Rice prices saw notable declines, with regular milled rice falling to ₱44.45 per kilo from ₱46.09 in March, while well-milled rice averaged ₱50.54, down from ₱52.25. Prices of vegetables, cooking bananas, and pulses also saw slower increases, while inflation for fish and seafood eased to 4.3%.

Transport costs further helped pull inflation down, with a sharper annual drop of 2.1% in April compared to 1.1% in March. This was largely due to cheaper fuel, with gasoline and diesel recording price declines of 12.4% and 8.3%, respectively.

However, some sectors saw upward pressure.

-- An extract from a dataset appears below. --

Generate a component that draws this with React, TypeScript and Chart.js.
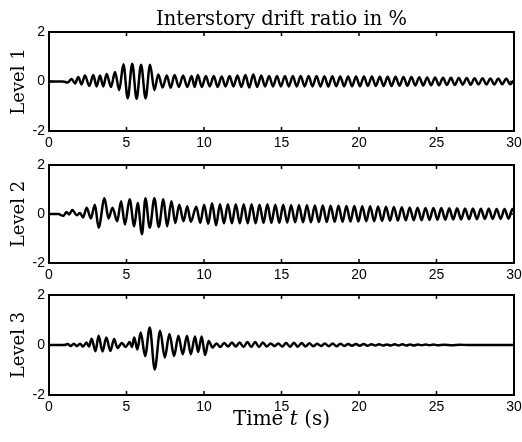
import React, { useEffect, useRef } from "react";
import { Chart, registerables } from "chart.js";

Chart.register(...registerables);

const TITLE = "Interstory drift ratio in %";
const X_TITLE_PARTS: [string, boolean][] = [["Time ", false], ["t", true], [" (s)", false]];
const LEVEL_LABELS = ["Level 1", "Level 2", "Level 3"];
const X_TICKS = [0, 5, 10, 15, 20, 25, 30];
const Y_TICKS = [-2, 0, 2];

// [time (s), drift ratio (%)] read at the extrema of each oscillation
const LEVEL1: [number, number][] = [
  [0, 0], [0.9, 0], [1.2, -0.04], [1.46, 0.1], [1.68, -0.08], [1.89, 0.18], [2.1, -0.12], [2.32, 0.24],
  [2.6, -0.18], [2.86, 0.26], [3.07, -0.2], [3.29, 0.24], [3.5, -0.2], [3.72, 0.3], [4.0, -0.22], [4.26, 0.38],
  [4.53, -0.35], [4.8, 0.7], [5.08, -0.68], [5.37, 0.72], [5.65, -0.7], [5.94, 0.68], [6.23, -0.68], [6.52, 0.68],
  [6.8, -0.35], [7.05, 0.28], [7.33, -0.24], [7.6, 0.24], [7.85, -0.25], [8.1, 0.26], [8.38, -0.22], [8.65, 0.24],
  [8.92, -0.22], [9.2, 0.22], [9.4, -0.22], [9.6, 0.26], [9.86, -0.22], [10.12, 0.22], [10.37, -0.2], [10.63, 0.22],
  [10.88, -0.22], [11.14, 0.2], [11.39, -0.2], [11.65, 0.22], [11.9, -0.2], [12.16, 0.24], [12.41, -0.22], [12.67, 0.26],
  [12.92, -0.24], [13.18, 0.28], [13.43, -0.22], [13.69, 0.24], [13.94, -0.2], [14.2, 0.22], [14.45, -0.2], [14.71, 0.22],
  [14.96, -0.2], [15.22, 0.22], [15.47, -0.2], [15.73, 0.22], [15.98, -0.2], [16.24, 0.22], [16.49, -0.2], [16.75, 0.22],
  [17.0, -0.2], [17.26, 0.22], [17.51, -0.2], [17.77, 0.21], [18.02, -0.2], [18.28, 0.21], [18.53, -0.19], [18.79, 0.2],
  [19.04, -0.19], [19.3, 0.2], [19.55, -0.19], [19.81, 0.2], [20.06, -0.19], [20.32, 0.2], [20.57, -0.18], [20.83, 0.2],
  [21.08, -0.18], [21.34, 0.19], [21.59, -0.18], [21.85, 0.19], [22.1, -0.18], [22.36, 0.19], [22.61, -0.17], [22.87, 0.18],
  [23.12, -0.17], [23.38, 0.18], [23.63, -0.16], [23.89, 0.17], [24.14, -0.16], [24.4, 0.16], [24.65, -0.15], [24.91, 0.16],
  [25.16, -0.15], [25.42, 0.15], [25.67, -0.14], [25.93, 0.15], [26.18, -0.14], [26.44, 0.14], [26.69, -0.13], [26.95, 0.14],
  [27.2, -0.13], [27.46, 0.13], [27.71, -0.12], [27.97, 0.13], [28.22, -0.12], [28.48, 0.12], [28.73, -0.12], [28.99, 0.12],
  [29.24, -0.11], [29.5, 0.12], [29.75, -0.11], [30, 0.04],
];

const LEVEL2: [number, number][] = [
  [0, 0], [0.6, 0], [0.92, -0.08], [1.13, 0.08], [1.3, -0.02], [1.5, 0.16], [1.8, -0.05], [2.0, 0.04],
  [2.2, -0.14], [2.43, 0.26], [2.7, -0.18], [2.96, 0.38], [3.2, -0.56], [3.58, 0.64], [3.84, -0.18], [4.1, 0.26],
  [4.4, -0.3], [4.65, 0.52], [4.9, -0.43], [5.2, 0.6], [5.5, -0.5], [5.72, 0.45], [6.0, -0.83], [6.22, 0.64],
  [6.5, -0.56], [6.8, 0.64], [7.08, -0.53], [7.38, 0.6], [7.62, -0.5], [7.9, 0.52], [8.15, -0.37], [8.4, 0.38],
  [8.68, -0.3], [8.92, 0.32], [9.15, -0.32], [9.5, 0.3], [9.76, -0.36], [10.01, 0.38], [10.27, -0.4], [10.52, 0.44],
  [10.78, -0.46], [11.03, 0.4], [11.29, -0.38], [11.54, 0.4], [11.8, -0.38], [12.05, 0.4], [12.31, -0.38], [12.56, 0.4],
  [12.82, -0.38], [13.07, 0.4], [13.33, -0.38], [13.58, 0.38], [13.84, -0.36], [14.09, 0.4], [14.35, -0.36], [14.6, 0.38],
  [14.86, -0.36], [15.11, 0.38], [15.37, -0.35], [15.62, 0.36], [15.88, -0.34], [16.13, 0.36], [16.39, -0.34], [16.64, 0.36],
  [16.9, -0.34], [17.15, 0.35], [17.41, -0.33], [17.66, 0.35], [17.92, -0.33], [18.17, 0.34], [18.43, -0.32], [18.68, 0.34],
  [18.94, -0.32], [19.19, 0.33], [19.45, -0.31], [19.7, 0.33], [19.96, -0.31], [20.21, 0.32], [20.47, -0.3], [20.72, 0.32],
  [20.98, -0.3], [21.23, 0.31], [21.49, -0.29], [21.74, 0.3], [22.0, -0.28], [22.25, 0.29], [22.51, -0.27], [22.76, 0.28],
  [23.02, -0.26], [23.27, 0.27], [23.53, -0.25], [23.78, 0.26], [24.04, -0.25], [24.29, 0.25], [24.55, -0.24], [24.8, 0.25],
  [25.06, -0.23], [25.31, 0.24], [25.57, -0.23], [25.82, 0.23], [26.08, -0.22], [26.33, 0.23], [26.59, -0.22], [26.84, 0.22],
  [27.1, -0.21], [27.35, 0.22], [27.61, -0.21], [27.86, 0.21], [28.12, -0.2], [28.37, 0.21], [28.63, -0.2], [28.88, 0.2],
  [29.14, -0.2], [29.39, 0.2], [29.65, -0.19], [29.9, 0.2], [30, 0.1],
];

const LEVEL3: [number, number][] = [
  [0, 0], [1.0, 0], [1.2, 0.04], [1.4, -0.04], [1.6, 0.05], [1.8, -0.04], [2.0, 0.05], [2.2, -0.06],
  [2.42, 0.1], [2.58, -0.06], [2.75, 0.25], [3.0, -0.25], [3.2, 0.37], [3.45, -0.26], [3.7, 0.3], [3.96, -0.24],
  [4.2, 0.24], [4.42, -0.12], [4.7, 0.08], [4.95, -0.08], [5.2, 0.12], [5.35, -0.08], [5.5, 0.3], [5.7, -0.18],
  [5.92, 0.5], [6.2, -0.44], [6.5, 0.7], [6.82, -0.98], [7.17, 0.57], [7.47, -0.5], [7.77, 0.44], [8.07, -0.44],
  [8.35, 0.37], [8.63, -0.37], [8.9, 0.37], [9.15, -0.37], [9.42, 0.34], [9.62, -0.28], [9.85, 0.34], [10.07, -0.4],
  [10.3, 0.16], [10.55, -0.1], [10.8, 0.06], [11.05, -0.08], [11.3, 0.08], [11.55, -0.06], [11.8, 0.1], [12.05, -0.06],
  [12.3, 0.1], [12.55, -0.08], [12.8, 0.12], [13.05, -0.08], [13.3, 0.12], [13.55, -0.08], [13.8, 0.1], [14.05, -0.06],
  [14.3, 0.06], [14.55, -0.04], [14.8, 0.06], [15.05, -0.06], [15.3, 0.08], [15.55, -0.07], [15.8, 0.09], [16.05, -0.07],
  [16.3, 0.08], [16.55, -0.06], [16.8, 0.07], [17.05, -0.05], [17.3, 0.05], [17.55, -0.04], [17.8, 0.06], [18.05, -0.05],
  [18.3, 0.06], [18.55, -0.05], [18.8, 0.05], [19.05, -0.04], [19.3, 0.04], [19.55, -0.03], [19.8, 0.04], [20.05, -0.03],
  [20.3, 0.04], [20.55, -0.03], [20.8, 0.03], [21.05, -0.02], [21.3, 0.03], [21.55, -0.02], [21.8, 0.02], [22.05, -0.02],
  [22.3, 0.03], [22.55, -0.02], [22.8, 0.03], [23.05, -0.02], [23.3, 0.02], [23.55, -0.02], [23.8, 0.02], [24.05, -0.01],
  [24.3, 0.02], [24.55, -0.01], [24.8, 0.02], [25.05, -0.01], [25.5, 0.01], [26.0, -0.01], [26.5, 0.01], [27.0, 0],
  [28.0, 0], [29.0, 0], [30, 0],
];

const SERIES = [LEVEL1, LEVEL2, LEVEL3];

const SERIF = '"DejaVu Serif", serif';
const SANS = '"Liberation Sans", Arial, sans-serif';

const PANELS = [
  { top: 0, height: 150, padTop: 32, bottom: 131 },
  { top: 150, height: 132, padTop: 15, bottom: 263 },
  { top: 282, height: 160, padTop: 13, bottom: 395 },
];

const framePlugin = {
  id: "frame",
  afterDraw(chart: any) {
    const { ctx, chartArea, scales } = chart;
    const { left, right, top, bottom } = chartArea;
    ctx.save();
    ctx.strokeStyle = "#000";
    ctx.lineWidth = 2;
    ctx.strokeRect(left, top, right - left, bottom - top);
    ctx.lineWidth = 1.5;
    const len = 4;
    ctx.beginPath();
    for (const v of X_TICKS) {
      const px = scales.x.getPixelForValue(v);
      ctx.moveTo(px, bottom);
      ctx.lineTo(px, bottom - len);
      ctx.moveTo(px, top);
      ctx.lineTo(px, top + len);
    }
    for (const v of Y_TICKS) {
      const py = scales.y.getPixelForValue(v);
      ctx.moveTo(left, py);
      ctx.lineTo(left + len, py);
      ctx.moveTo(right, py);
      ctx.lineTo(right - len, py);
    }
    ctx.stroke();
    ctx.restore();
  },
};

const titlePlugin = {
  id: "topTitle",
  afterDraw(chart: any) {
    const { ctx, chartArea } = chart;
    ctx.save();
    ctx.fillStyle = "#000";
    ctx.font = `19.5px ${SERIF}`;
    ctx.textAlign = "center";
    ctx.textBaseline = "alphabetic";
    ctx.fillText(TITLE, (chartArea.left + chartArea.right) / 2, 25);
    ctx.restore();
  },
};

const xTitlePlugin = {
  id: "xTitle",
  afterDraw(chart: any) {
    const { ctx, chartArea } = chart;
    ctx.save();
    ctx.fillStyle = "#000";
    ctx.textAlign = "left";
    ctx.textBaseline = "alphabetic";
    const fonts = X_TITLE_PARTS.map(([, it]) => `${it ? "italic " : ""}20px ${SERIF}`);
    let total = 0;
    const widths = X_TITLE_PARTS.map(([txt], i) => {
      ctx.font = fonts[i];
      const w = ctx.measureText(txt).width;
      total += w;
      return w;
    });
    let x = (chartArea.left + chartArea.right) / 2 - total / 2;
    const y = 425 - 282;
    X_TITLE_PARTS.forEach(([txt], i) => {
      ctx.font = fonts[i];
      ctx.fillText(txt, x, y);
      x += widths[i];
    });
    ctx.restore();
  },
};

function Panel({ index }: { index: number }) {
  const ref = useRef<HTMLCanvasElement | null>(null);
  const p = PANELS[index];
  useEffect(() => {
    if (!ref.current) return;
    const xHeight = p.top + p.height - p.bottom;
    const plugins: any[] = [framePlugin];
    if (index === 0) plugins.push(titlePlugin);
    if (index === 2) plugins.push(xTitlePlugin);
    const chart = new Chart(ref.current, {
      type: "line",
      data: {
        datasets: [
          {
            data: SERIES[index].map(([t, v]) => ({ x: t, y: v })),
            borderColor: "#000",
            borderWidth: 2.5,
            pointRadius: 0,
            fill: false,
            cubicInterpolationMode: "monotone",
            borderJoinStyle: "round",
          } as any,
        ],
      },
      options: {
        animation: false,
        responsive: false,
        layout: { padding: { top: p.padTop, right: 8, left: 0, bottom: 0 } },
        plugins: { legend: { display: false }, tooltip: { enabled: false }, title: { display: false } },
        scales: {
          x: {
            type: "linear",
            min: 0,
            max: 30,
            afterBuildTicks: (s: any) => {
              s.ticks = X_TICKS.map((v) => ({ value: v }));
            },
            ticks: {
              font: { family: SANS, size: 14 },
              color: "#000",
              padding: 4,
              maxRotation: 0,
              autoSkip: false,
              callback: (v: any) => String(v),
            },
            grid: { display: false, drawTicks: false },
            border: { display: false },
            afterFit: (s: any) => {
              s.height = xHeight;
              s.paddingLeft = 0;
              s.paddingRight = 0;
            },
          },
          y: {
            type: "linear",
            min: -2,
            max: 2,
            afterBuildTicks: (s: any) => {
              s.ticks = Y_TICKS.map((v) => ({ value: v }));
            },
            ticks: {
              font: { family: SANS, size: 14 },
              color: "#000",
              padding: 4,
              callback: (v: any) => String(v),
            },
            grid: { display: false, drawTicks: false },
            border: { display: false },
            title: {
              display: true,
              text: LEVEL_LABELS[index],
              font: { family: SERIF, size: 18 },
              color: "#000",
              padding: { top: 9, bottom: 0 },
            },
            afterFit: (s: any) => {
              s.width = 49;
              s.paddingTop = 0;
              s.paddingBottom = 0;
            },
          },
        },
      } as any,
      plugins,
    });
    return () => chart.destroy();
  }, [index]);
  return (
    <canvas
      ref={ref}
      width={522}
      height={p.height}
      style={{ position: "absolute", left: 0, top: p.top, width: 522, height: p.height }}
    />
  );
}

export default function App() {
  return (
    <div style={{ position: "absolute", left: 0, top: 0, width: 522, height: 442, background: "#fff" }}>
      {PANELS.map((_, i) => (
        <Panel key={i} index={i} />
      ))}
    </div>
  );
}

Inflation for housing, utilities, and fuel rose to 2.9%, driven by a spike in electricity rates to 5.4% and water prices to 6.3%. “Electricity demand rises during summer months, which likely pushed prices up,” Mapa explained.

Core inflation, which excludes volatile items like food and energy, remained steady at 2.2%—unchanged from March, but slower than the 3.2% rate recorded in April 2024.

In Metro Manila, inflation came in higher at 2.4%, mainly due to costlier housing and utilities, which surged to 5.1% from just 2.2% in March.

The Department of Economy, Planning, and Development (DEPDev) welcomed the data, saying it reflects the effectiveness of ongoing efforts to manage price pressures. “We will continue to closely monitor price shocks and proactively address inflation risks,” said Undersecretary Rosemarie Edillon.

Despite the improving numbers, the Bangko Sentral ng Pilipinas (BSP) remains cautious. It warned that inflation risks remain “broadly balanced,” pointing to potential increases in transport fares, meat, and utilities. On the flip side, BSP cited easing global demand and lower rice import tariffs as potential dampeners.

BSP Governor Eli Remolona has previously indicated that gradual interest rate cuts may be on the horizon, noting the Philippines’ lower exposure to global trade tensions compared to its neighbors.